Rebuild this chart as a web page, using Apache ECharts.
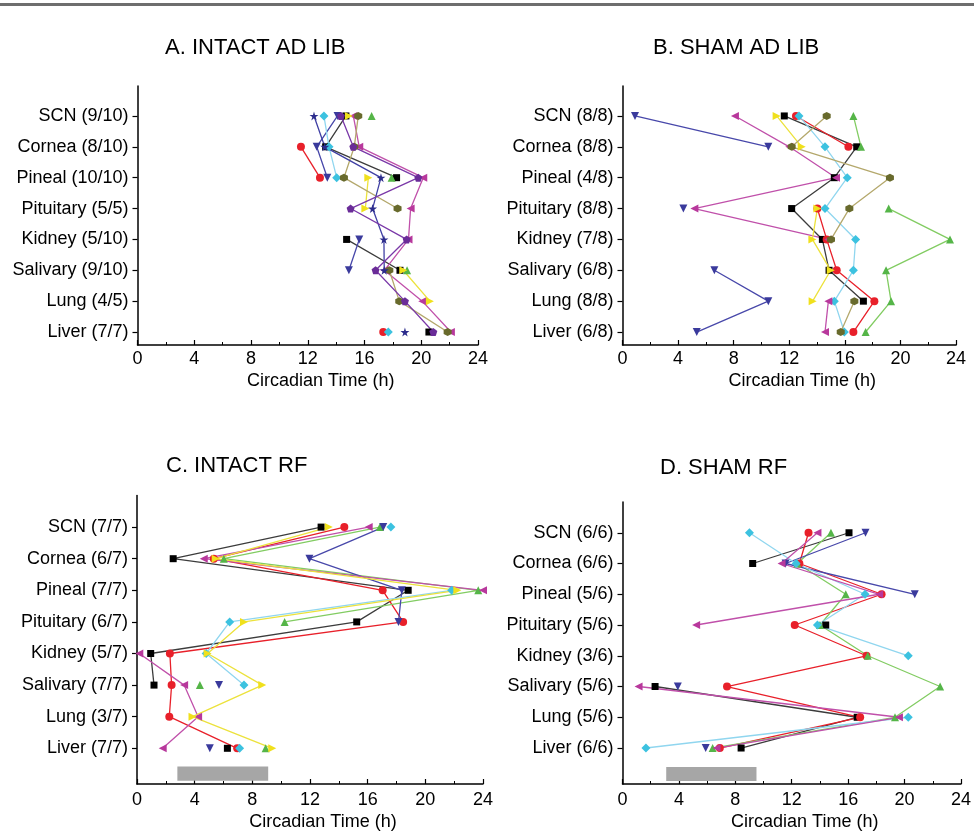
<!DOCTYPE html>
<html><head><meta charset="utf-8">
<script src="https://cdn.jsdelivr.net/npm/echarts@6/dist/echarts.min.js"></script>
<style>html,body{margin:0;padding:0;background:#fff}#c{width:974px;height:833px}</style>
</head><body><div id="c"></div>
<script>
// ---- categories / tick labels ----
const tissues = ['SCN', 'Cornea', 'Pineal', 'Pituitary', 'Kidney', 'Salivary', 'Lung', 'Liver'];
const countsA = ['9/10', '8/10', '10/10', '5/5', '5/10', '9/10', '4/5', '7/7'];
const countsB = ['8/8', '8/8', '4/8', '8/8', '7/8', '6/8', '8/8', '6/8'];
const countsC = ['7/7', '6/7', '7/7', '6/7', '5/7', '7/7', '3/7', '7/7'];
const countsD = ['6/6', '6/6', '5/6', '5/6', '3/6', '5/6', '5/6', '6/6'];
const panelTitles = ['A. INTACT AD LIB', 'B. SHAM AD LIB', 'C. INTACT RF', 'D. SHAM RF'];
const xTicks = [0, 4, 8, 12, 16, 20, 24];
const feedC = [2.8, 9.1];
const feedD = [3.1, 9.5];

// ---- Panel A: peak time (CT h) per tissue, order SCN..Liver ----
const aBlack   = [14.69, 13.26, 18.26, null, 14.74, 18.5, null, 20.54];
const aRed     = [null, 11.52, 12.86, null, null, null, null, 17.32];
const aGreen   = [16.5, null, 17.91, null, null, 19.0, null, null];
const aBlue    = [14.1, 12.63, 13.38, null, 15.63, 14.9, null, null];
const aCyan    = [13.14, 13.5, 14.04, null, null, null, null, 17.68];
const aMagenta = [15.21, 15.63, 20.14, 19.25, 19.1, 17.4, 20.07, 22.09];
const aYellow  = [14.9, null, 16.27, 16.06, null, 18.73, 20.61, null];
const aOlive   = [15.56, 15.28, 14.55, 18.33, null, 17.75, 18.45, 21.86];
const aNavy    = [12.44, 13.2, 17.16, 16.57, 17.37, 17.39, null, 18.85];
const aPurple  = [14.34, 15.21, 19.79, 15.02, 18.97, 16.78, 18.85, 20.85];

// ---- Panel B ----
const bBlack   = [11.64, 16.85, 15.24, 12.17, 14.38, 14.86, 17.33, null];
const bRed     = [12.48, 16.25, null, 14.02, 14.69, 15.41, 18.12, 16.61];
const bGreen   = [16.61, 17.16, null, 19.15, 23.56, 18.96, 19.32, 17.49];
const bBlue    = [0.9, 10.49, null, 4.38, null, 6.61, 10.49, 5.34];
const bCyan    = [12.7, 14.57, 16.17, 14.57, 16.77, 16.61, 15.24, 15.96];
const bMagenta = [8.09, 12.0, 15.36, 5.17, 14.8, null, 14.81, 14.57];
const bYellow  = [11.09, 12.89, null, 14.02, 13.66, 14.98, 13.68, null];
const bOlive   = [14.69, 12.17, 19.24, 16.32, 15.0, null, 16.68, 15.7];

// ---- Panel C ----
const cBlack   = [12.77, 2.51, 18.81, 15.24, 0.95, 1.18, null, 6.27];
const cRed     = [14.38, 5.33, 17.04, 18.46, 2.28, 2.4, 2.24, 6.95];
const cGreen   = [16.85, 6.02, 23.67, 10.24, null, 4.36, null, 8.92];
const cBlue    = [17.08, 11.96, 18.37, 18.14, null, 5.69, null, 5.05];
const cCyan    = [17.61, null, 21.83, 6.43, 4.8, 7.42, null, 7.12];
const cMagenta = [16.07, 4.63, 24.0, null, 0.16, 3.27, 4.24, 1.78];
const cYellow  = [13.3, 5.46, 22.22, 7.42, 4.9, 8.69, 3.85, 9.38];

// ---- Panel D ----
const dBlack   = [16.06, 9.23, null, 14.41, null, 2.31, 16.64, 8.41];
const dRed     = [13.19, 12.54, 18.37, 12.21, 17.3, 7.41, 16.85, 6.9];
const dGreen   = [14.78, 12.4, 15.83, 14.0, 17.39, 22.52, 19.32, 6.39];
const dBlue    = [17.23, 11.56, 20.72, null, null, 3.92, null, 5.9];
const dCyan    = [9.0, 12.31, 17.2, 13.82, 20.26, null, 20.26, 1.66];
const dMagenta = [13.82, 11.28, 18.2, 5.22, null, 1.14, 19.6, 6.67];

// ---- styles (not data) ----
const ST = {
  black:   {symbol: 'rect', size: 7, fill: '#000000', line: '#3c3c3c'},
  red:     {symbol: 'circle', size: 8, fill: '#e8202a', line: '#e8202a'},
  green:   {symbol: 'path://M5,0L10,9L0,9Z', size: 8, fill: '#55b548', line: '#82cc62'},
  blue:    {symbol: 'path://M0,0L10,0L5,9Z', size: 8, fill: '#3a3a9c', line: '#4848aa'},
  cyan:    {symbol: 'diamond', size: 9, fill: '#3cc2e0', line: '#90d6ef'},
  magenta: {symbol: 'path://M0,5L9,0L9,10Z', size: 8, fill: '#b8389c', line: '#c050aa'},
  yellow:  {symbol: 'path://M9,5L0,0L0,10Z', size: 8, fill: '#f0e01c', line: '#ece23c'},
  olive:   {symbol: 'path://M5,0L9.3,2.5L9.3,7.5L5,10L0.7,7.5L0.7,2.5Z', size: 8, fill: '#686a2c', line: '#b4a86c'},
  navy:    {symbol: 'path://M50,0L61,35L98,35L68,57L79,91L50,70L21,91L32,57L2,35L39,35Z', size: 9, fill: '#2c2c8c', line: '#4040a4'},
  purple:  {symbol: 'path://M50,0L98,35L79,91L21,91L2,35Z', size: 8, fill: '#6a2c98', line: '#7a38a8'}
};

const panels = [
  {counts: countsA, feed: null, yMin: -0.42, yMax: 7.97, s: [['black', aBlack], ['red', aRed], ['green', aGreen], ['blue', aBlue], ['cyan', aCyan], ['magenta', aMagenta], ['yellow', aYellow], ['olive', aOlive], ['navy', aNavy], ['purple', aPurple]]},
  {counts: countsB, feed: null, yMin: -0.42, yMax: 7.97, s: [['black', bBlack], ['red', bRed], ['green', bGreen], ['blue', bBlue], ['cyan', bCyan], ['magenta', bMagenta], ['yellow', bYellow], ['olive', bOlive]]},
  {counts: countsC, feed: feedC, yMin: -1.13, yMax: 8.0, s: [['black', cBlack], ['red', cRed], ['green', cGreen], ['blue', cBlue], ['cyan', cCyan], ['magenta', cMagenta], ['yellow', cYellow]]},
  {counts: countsD, feed: feedD, yMin: -1.17, yMax: 8.0, s: [['black', dBlack], ['red', dRed], ['green', dGreen], ['blue', dBlue], ['cyan', dCyan], ['magenta', dMagenta]]}
];

const grids = [
  {left: 137.5, top: 86, width: 340.5, height: 259},
  {left: 622.5, top: 86, width: 333.6, height: 259},
  {left: 137, top: 495.5, width: 346, height: 288.5},
  {left: 622.5, top: 502, width: 341, height: 282}
];
const labelMargin = [5, 5, 7, 7];
const nameGap = [27, 27, 29, 29];
const titlePos = [{left: 165, top: 37}, {left: 653, top: 37}, {left: 166, top: 455}, {left: 660, top: 457}];

const yVals = tissues.map((t, i) => 7 - i);
const font = 'Liberation Sans, Arial, sans-serif';

const xAxes = [], yAxes = [], series = [];
panels.forEach((p, pi) => {
  xAxes.push({
    gridIndex: pi, type: 'value', min: xTicks[0], max: xTicks[xTicks.length - 1], interval: 4,
    axisLine: {show: true, onZero: false, lineStyle: {color: '#000', width: 1.5}},
    axisTick: {show: true, inside: true, length: 5, lineStyle: {color: '#000', width: 1.2}},
    minorTick: {show: true, splitNumber: 2, length: 3, lineStyle: {color: '#000', width: 1}},
    axisLabel: {fontSize: 18, color: '#000', margin: labelMargin[pi], fontFamily: font},
    splitLine: {show: false},
    name: 'Circadian Time (h)', nameLocation: 'middle', nameGap: nameGap[pi],
    nameTextStyle: {fontSize: 18, color: '#000', fontFamily: font, padding: [0, 0, 0, 26]}
  });
  yAxes.push({
    gridIndex: pi, type: 'value', min: p.yMin, max: p.yMax,
    axisLine: {show: true, onZero: false, lineStyle: {color: '#000', width: 1.5}},
    axisTick: {show: true, customValues: yVals, length: 5, lineStyle: {color: '#000', width: 1.2}},
    axisLabel: {customValues: yVals, fontSize: 18, color: '#000', margin: 9, fontFamily: font,
      formatter: v => tissues[7 - Math.round(v)] + ' (' + p.counts[7 - Math.round(v)] + ')'},
    splitLine: {show: false}
  });
  p.s.forEach(([key, vals], si) => {
    const st = ST[key];
    const line = {
      type: 'line', xAxisIndex: pi, yAxisIndex: pi, data: vals.map((v, i) => [v, 7 - i]),
      showSymbol: false, symbol: 'none', connectNulls: false, clip: false,
      lineStyle: {color: st.line, width: 1.3}, silent: true, animation: false, z: 2
    };
    if (si === 0 && p.feed) {
      line.markArea = {silent: true, itemStyle: {color: '#a6a6a6', opacity: 1},
        data: [[{xAxis: p.feed[0], yAxis: p.yMin + 0.1}, {xAxis: p.feed[1], yAxis: p.yMin + 0.55}]]};
    }
    series.push(line);
  });
  p.s.forEach(([key, vals]) => {
    const st = ST[key];
    series.push({
      type: 'scatter', xAxisIndex: pi, yAxisIndex: pi,
      data: vals.map((v, i) => [v, 7 - i]),
      symbol: st.symbol, symbolSize: st.size, clip: false,
      itemStyle: {color: st.fill, opacity: 1}, silent: true, animation: false, z: 3
    });
  });
});

const chart = echarts.init(document.getElementById('c'), null, {renderer: 'canvas'});
chart.setOption({
  backgroundColor: '#ffffff',
  animation: false,
  title: panelTitles.map((t, i) => ({text: t, left: titlePos[i].left, top: titlePos[i].top, padding: 0,
    textStyle: {fontSize: 22, fontWeight: 'normal', color: '#000', fontFamily: font}})),
  graphic: [{type: 'rect', shape: {x: 0, y: 3, width: 974, height: 3}, style: {fill: '#6e6e6e'}, silent: true}],
  grid: grids,
  xAxis: xAxes,
  yAxis: yAxes,
  series: series
});
</script></body></html>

*-*-*

(Exercise aim): With all pictures left out, please transcribe exactly the lines from the start of the material through the line with "const feedD = [3.1, 9.5];".

(Correct output):
Rebuild this chart as a web page, using Apache ECharts.
<!DOCTYPE html>
<html><head><meta charset="utf-8">
<script src="https://cdn.jsdelivr.net/npm/echarts@6/dist/echarts.min.js"></script>
<style>html,body{margin:0;padding:0;background:#fff}#c{width:974px;height:833px}</style>
</head><body><div id="c"></div>
<script>
// ---- categories / tick labels ----
const tissues = ['SCN', 'Cornea', 'Pineal', 'Pituitary', 'Kidney', 'Salivary', 'Lung', 'Liver'];
const countsA = ['9/10', '8/10', '10/10', '5/5', '5/10', '9/10', '4/5', '7/7'];
const countsB = ['8/8', '8/8', '4/8', '8/8', '7/8', '6/8', '8/8', '6/8'];
const countsC = ['7/7', '6/7', '7/7', '6/7', '5/7', '7/7', '3/7', '7/7'];
const countsD = ['6/6', '6/6', '5/6', '5/6', '3/6', '5/6', '5/6', '6/6'];
const panelTitles = ['A. INTACT AD LIB', 'B. SHAM AD LIB', 'C. INTACT RF', 'D. SHAM RF'];
const xTicks = [0, 4, 8, 12, 16, 20, 24];
const feedC = [2.8, 9.1];
const feedD = [3.1, 9.5];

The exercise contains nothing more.